**Stated problem:**
Starting with the line that contains "Clone this diagram in TikZ." and stopping after the line that contains "(8.16,-12.12) circle (2.09);", output every line exactly as it stands.

Plotting code records:

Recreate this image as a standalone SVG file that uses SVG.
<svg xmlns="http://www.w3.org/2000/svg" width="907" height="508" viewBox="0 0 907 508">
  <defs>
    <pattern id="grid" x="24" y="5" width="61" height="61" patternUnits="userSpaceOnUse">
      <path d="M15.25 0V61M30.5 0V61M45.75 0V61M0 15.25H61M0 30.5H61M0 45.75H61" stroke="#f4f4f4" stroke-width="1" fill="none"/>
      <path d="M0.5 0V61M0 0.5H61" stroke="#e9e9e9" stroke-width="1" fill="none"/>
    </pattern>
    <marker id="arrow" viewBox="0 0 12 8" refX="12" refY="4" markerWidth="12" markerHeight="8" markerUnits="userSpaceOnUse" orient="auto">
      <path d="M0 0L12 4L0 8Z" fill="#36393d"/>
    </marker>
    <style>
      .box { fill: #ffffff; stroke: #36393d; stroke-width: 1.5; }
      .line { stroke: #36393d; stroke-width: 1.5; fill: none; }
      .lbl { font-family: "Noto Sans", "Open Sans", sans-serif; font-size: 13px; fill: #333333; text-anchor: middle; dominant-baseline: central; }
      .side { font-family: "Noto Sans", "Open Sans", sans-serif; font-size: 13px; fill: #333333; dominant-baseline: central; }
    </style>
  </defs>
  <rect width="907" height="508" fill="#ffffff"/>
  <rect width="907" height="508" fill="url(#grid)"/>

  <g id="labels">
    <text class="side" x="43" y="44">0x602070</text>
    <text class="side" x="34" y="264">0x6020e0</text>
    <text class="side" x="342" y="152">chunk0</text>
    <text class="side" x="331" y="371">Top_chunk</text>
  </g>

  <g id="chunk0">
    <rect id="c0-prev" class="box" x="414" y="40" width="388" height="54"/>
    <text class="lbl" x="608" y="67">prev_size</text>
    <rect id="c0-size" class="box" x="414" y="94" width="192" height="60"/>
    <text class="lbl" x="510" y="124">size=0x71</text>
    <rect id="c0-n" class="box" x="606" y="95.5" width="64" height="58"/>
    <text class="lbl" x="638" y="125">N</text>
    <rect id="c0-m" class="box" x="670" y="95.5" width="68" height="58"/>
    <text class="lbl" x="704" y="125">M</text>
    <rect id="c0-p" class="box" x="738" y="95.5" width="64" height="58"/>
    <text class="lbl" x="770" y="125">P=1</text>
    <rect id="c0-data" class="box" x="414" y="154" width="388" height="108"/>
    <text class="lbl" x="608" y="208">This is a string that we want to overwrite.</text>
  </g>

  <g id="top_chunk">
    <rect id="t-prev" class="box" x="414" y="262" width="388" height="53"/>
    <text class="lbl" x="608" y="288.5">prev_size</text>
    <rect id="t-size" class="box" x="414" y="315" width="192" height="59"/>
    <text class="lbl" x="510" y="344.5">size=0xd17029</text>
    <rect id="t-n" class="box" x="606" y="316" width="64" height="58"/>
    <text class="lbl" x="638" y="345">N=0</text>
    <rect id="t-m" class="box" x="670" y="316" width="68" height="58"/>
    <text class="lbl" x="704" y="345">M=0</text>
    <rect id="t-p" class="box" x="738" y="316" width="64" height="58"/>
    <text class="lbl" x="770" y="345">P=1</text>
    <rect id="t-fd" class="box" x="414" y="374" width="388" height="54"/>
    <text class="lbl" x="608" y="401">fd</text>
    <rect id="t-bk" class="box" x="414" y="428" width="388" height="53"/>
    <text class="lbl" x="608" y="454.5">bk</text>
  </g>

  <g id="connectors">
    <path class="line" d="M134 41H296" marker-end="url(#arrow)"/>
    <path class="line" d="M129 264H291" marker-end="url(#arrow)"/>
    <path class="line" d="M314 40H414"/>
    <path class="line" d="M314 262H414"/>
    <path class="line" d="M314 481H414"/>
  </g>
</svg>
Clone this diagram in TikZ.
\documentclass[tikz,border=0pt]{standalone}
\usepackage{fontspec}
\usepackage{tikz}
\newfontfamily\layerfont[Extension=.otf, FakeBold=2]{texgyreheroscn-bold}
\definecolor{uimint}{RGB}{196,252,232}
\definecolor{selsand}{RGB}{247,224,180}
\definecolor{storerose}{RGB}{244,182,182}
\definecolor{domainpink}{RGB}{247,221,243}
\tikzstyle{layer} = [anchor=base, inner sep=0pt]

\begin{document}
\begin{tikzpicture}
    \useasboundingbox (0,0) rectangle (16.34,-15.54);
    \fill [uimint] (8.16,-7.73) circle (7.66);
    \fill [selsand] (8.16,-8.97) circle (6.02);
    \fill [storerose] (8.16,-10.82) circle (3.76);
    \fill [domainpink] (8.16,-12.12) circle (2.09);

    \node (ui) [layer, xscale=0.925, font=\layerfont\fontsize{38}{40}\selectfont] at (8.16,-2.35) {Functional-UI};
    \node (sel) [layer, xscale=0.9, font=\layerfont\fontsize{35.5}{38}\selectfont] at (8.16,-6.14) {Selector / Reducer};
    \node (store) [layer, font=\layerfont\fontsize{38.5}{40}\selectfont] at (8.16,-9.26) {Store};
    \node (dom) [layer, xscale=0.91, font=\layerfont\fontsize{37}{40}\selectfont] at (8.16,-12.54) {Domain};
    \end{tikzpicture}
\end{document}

**Response for this exercise:**
Clone this diagram in TikZ.
\documentclass[tikz,border=0pt]{standalone}
\usepackage{fontspec}
\usepackage{tikz}
\newfontfamily\layerfont[Extension=.otf, FakeBold=2]{texgyreheroscn-bold}
\definecolor{uimint}{RGB}{196,252,232}
\definecolor{selsand}{RGB}{247,224,180}
\definecolor{storerose}{RGB}{244,182,182}
\definecolor{domainpink}{RGB}{247,221,243}
\tikzstyle{layer} = [anchor=base, inner sep=0pt]

\begin{document}
\begin{tikzpicture}
    \useasboundingbox (0,0) rectangle (16.34,-15.54);
    \fill [uimint] (8.16,-7.73) circle (7.66);
    \fill [selsand] (8.16,-8.97) circle (6.02);
    \fill [storerose] (8.16,-10.82) circle (3.76);
    \fill [domainpink] (8.16,-12.12) circle (2.09);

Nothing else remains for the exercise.